-- MATERIAL PROVIDED --
▶
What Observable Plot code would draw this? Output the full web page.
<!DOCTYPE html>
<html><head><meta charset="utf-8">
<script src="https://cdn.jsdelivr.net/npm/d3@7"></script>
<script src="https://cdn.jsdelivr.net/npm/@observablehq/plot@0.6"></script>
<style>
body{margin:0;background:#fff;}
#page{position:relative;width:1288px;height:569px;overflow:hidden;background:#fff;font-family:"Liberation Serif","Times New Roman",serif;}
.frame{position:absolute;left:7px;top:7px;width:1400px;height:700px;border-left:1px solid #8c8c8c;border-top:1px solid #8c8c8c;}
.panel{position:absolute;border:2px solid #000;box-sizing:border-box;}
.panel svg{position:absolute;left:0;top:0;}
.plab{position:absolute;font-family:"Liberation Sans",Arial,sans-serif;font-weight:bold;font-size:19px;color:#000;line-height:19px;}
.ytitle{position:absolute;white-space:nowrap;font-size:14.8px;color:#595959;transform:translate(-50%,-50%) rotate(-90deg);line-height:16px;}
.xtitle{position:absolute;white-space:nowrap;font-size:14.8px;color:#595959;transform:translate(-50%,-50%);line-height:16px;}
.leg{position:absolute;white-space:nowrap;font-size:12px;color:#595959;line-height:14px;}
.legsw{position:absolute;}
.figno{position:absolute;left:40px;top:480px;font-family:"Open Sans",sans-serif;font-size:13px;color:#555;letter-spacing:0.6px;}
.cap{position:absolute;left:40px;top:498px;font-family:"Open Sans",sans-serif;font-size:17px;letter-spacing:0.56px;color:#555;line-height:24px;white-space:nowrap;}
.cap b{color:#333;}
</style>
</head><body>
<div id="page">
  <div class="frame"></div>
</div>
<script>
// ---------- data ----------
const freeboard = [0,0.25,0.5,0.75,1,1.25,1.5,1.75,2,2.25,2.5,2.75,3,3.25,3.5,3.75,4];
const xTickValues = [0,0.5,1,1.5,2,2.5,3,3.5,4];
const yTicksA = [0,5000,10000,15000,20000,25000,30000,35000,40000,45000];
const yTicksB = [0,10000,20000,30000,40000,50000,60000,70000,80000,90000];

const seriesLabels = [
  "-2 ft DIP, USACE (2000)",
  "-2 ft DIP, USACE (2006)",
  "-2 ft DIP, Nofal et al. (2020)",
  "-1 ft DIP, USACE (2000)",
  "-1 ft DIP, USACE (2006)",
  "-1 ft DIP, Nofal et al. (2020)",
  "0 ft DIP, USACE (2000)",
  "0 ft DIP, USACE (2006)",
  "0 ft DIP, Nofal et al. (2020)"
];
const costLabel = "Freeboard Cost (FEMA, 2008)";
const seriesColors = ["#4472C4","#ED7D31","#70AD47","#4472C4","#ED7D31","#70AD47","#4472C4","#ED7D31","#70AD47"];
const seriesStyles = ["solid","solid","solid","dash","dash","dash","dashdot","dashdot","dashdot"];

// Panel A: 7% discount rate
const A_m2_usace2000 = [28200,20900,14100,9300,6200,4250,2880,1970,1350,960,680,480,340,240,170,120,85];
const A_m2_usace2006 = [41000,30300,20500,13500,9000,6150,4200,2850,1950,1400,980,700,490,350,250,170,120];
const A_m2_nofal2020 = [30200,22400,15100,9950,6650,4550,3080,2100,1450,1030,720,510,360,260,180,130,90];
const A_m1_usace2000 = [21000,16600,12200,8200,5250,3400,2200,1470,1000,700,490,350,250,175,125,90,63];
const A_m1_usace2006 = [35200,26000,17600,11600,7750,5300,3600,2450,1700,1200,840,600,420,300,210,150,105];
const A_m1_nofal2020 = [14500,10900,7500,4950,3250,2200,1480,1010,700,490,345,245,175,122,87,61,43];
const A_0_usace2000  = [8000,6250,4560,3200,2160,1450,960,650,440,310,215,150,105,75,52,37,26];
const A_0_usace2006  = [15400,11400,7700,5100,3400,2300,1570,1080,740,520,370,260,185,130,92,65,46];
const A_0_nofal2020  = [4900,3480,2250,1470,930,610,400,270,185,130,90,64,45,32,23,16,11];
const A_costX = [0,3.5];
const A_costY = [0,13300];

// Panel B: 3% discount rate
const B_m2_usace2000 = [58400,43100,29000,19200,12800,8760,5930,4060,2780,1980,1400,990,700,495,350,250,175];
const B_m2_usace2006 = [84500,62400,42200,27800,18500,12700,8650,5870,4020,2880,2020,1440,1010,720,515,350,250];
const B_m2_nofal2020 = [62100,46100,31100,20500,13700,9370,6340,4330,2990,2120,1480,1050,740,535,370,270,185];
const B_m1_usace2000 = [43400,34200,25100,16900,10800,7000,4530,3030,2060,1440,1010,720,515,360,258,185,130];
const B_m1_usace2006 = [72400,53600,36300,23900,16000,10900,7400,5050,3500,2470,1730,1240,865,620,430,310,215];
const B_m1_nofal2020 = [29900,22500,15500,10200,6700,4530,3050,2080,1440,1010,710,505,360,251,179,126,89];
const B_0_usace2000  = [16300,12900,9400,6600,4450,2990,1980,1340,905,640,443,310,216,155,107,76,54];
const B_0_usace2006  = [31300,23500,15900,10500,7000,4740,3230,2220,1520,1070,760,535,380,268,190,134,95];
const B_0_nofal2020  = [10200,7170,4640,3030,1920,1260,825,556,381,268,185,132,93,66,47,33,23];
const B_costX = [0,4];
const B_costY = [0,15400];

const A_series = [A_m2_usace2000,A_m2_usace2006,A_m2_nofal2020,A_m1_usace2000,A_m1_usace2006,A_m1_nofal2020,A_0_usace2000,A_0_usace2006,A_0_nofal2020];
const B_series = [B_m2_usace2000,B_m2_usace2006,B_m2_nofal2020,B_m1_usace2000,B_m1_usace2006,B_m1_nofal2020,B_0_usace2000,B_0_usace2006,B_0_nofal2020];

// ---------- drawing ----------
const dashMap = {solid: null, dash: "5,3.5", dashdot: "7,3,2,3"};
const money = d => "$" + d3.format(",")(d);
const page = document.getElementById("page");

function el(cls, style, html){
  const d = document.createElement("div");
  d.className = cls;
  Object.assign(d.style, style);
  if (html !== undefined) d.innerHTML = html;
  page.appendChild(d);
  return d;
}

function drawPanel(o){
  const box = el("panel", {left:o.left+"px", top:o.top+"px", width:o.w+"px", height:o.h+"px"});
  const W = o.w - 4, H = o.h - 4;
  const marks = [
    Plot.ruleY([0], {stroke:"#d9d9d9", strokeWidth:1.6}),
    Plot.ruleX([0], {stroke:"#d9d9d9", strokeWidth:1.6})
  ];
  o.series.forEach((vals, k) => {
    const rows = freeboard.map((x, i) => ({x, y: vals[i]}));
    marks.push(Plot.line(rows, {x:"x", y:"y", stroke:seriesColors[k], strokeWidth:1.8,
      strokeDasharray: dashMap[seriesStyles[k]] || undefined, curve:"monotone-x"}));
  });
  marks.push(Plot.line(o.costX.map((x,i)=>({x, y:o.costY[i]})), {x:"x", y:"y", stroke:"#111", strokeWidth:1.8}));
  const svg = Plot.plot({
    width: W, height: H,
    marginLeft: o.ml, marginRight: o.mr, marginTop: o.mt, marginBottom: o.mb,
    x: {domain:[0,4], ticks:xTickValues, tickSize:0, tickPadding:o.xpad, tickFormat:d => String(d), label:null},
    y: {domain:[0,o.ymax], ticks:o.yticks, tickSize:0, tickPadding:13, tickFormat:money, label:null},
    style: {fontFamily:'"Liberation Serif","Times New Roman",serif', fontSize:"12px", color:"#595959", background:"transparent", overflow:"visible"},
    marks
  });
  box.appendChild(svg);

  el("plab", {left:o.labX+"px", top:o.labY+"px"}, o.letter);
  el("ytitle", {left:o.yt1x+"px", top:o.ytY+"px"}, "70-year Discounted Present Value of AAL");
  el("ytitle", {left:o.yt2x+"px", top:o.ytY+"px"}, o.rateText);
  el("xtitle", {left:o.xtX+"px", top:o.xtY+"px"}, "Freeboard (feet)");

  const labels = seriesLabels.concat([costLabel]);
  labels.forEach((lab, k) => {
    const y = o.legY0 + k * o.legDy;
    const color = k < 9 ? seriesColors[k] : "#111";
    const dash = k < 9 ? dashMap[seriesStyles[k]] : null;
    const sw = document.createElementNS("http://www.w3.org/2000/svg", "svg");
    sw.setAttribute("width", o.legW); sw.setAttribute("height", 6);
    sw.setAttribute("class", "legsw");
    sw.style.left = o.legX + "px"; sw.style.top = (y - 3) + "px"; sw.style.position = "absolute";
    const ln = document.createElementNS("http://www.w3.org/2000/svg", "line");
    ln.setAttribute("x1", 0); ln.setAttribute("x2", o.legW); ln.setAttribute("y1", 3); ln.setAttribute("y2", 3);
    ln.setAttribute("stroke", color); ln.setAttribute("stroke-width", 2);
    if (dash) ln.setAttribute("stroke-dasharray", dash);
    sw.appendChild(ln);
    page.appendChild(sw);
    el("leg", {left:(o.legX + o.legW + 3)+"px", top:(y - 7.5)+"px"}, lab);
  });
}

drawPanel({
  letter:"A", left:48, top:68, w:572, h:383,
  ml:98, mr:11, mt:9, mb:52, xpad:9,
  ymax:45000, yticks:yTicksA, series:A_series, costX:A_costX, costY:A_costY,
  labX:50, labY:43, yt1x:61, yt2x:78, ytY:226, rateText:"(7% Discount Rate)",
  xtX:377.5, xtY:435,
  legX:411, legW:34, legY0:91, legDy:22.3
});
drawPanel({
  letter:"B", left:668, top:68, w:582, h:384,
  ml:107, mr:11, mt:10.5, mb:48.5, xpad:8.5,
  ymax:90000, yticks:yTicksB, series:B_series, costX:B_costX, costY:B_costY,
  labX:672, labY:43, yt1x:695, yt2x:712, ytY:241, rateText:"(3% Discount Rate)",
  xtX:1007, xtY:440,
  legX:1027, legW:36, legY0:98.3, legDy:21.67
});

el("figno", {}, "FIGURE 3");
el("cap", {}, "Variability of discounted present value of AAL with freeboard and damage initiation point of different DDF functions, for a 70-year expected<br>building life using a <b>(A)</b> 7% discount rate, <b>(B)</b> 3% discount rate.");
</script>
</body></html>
◀
▶
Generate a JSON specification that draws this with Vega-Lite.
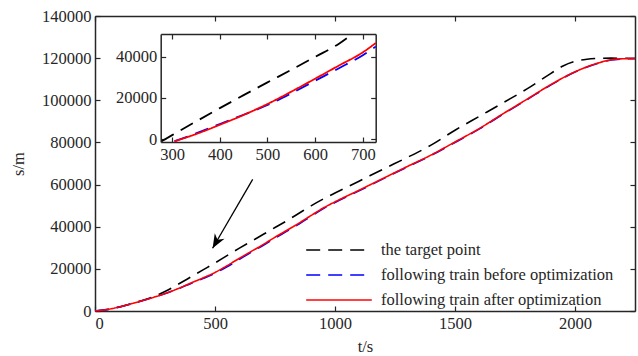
◀
-- THE TASK --
Copy each line of the records that contains the word "with".

-- WRITTEN ANSWER --
el("cap", {}, "Variability of discounted present value of AAL with freeboard and damage initiation point of different DDF functions, for a 70-year expected<br>building life using a <b>(A)</b> 7% discount rate, <b>(B)</b> 3% discount rate.");
Generate a JSON specification that draws this with Vega-Lite.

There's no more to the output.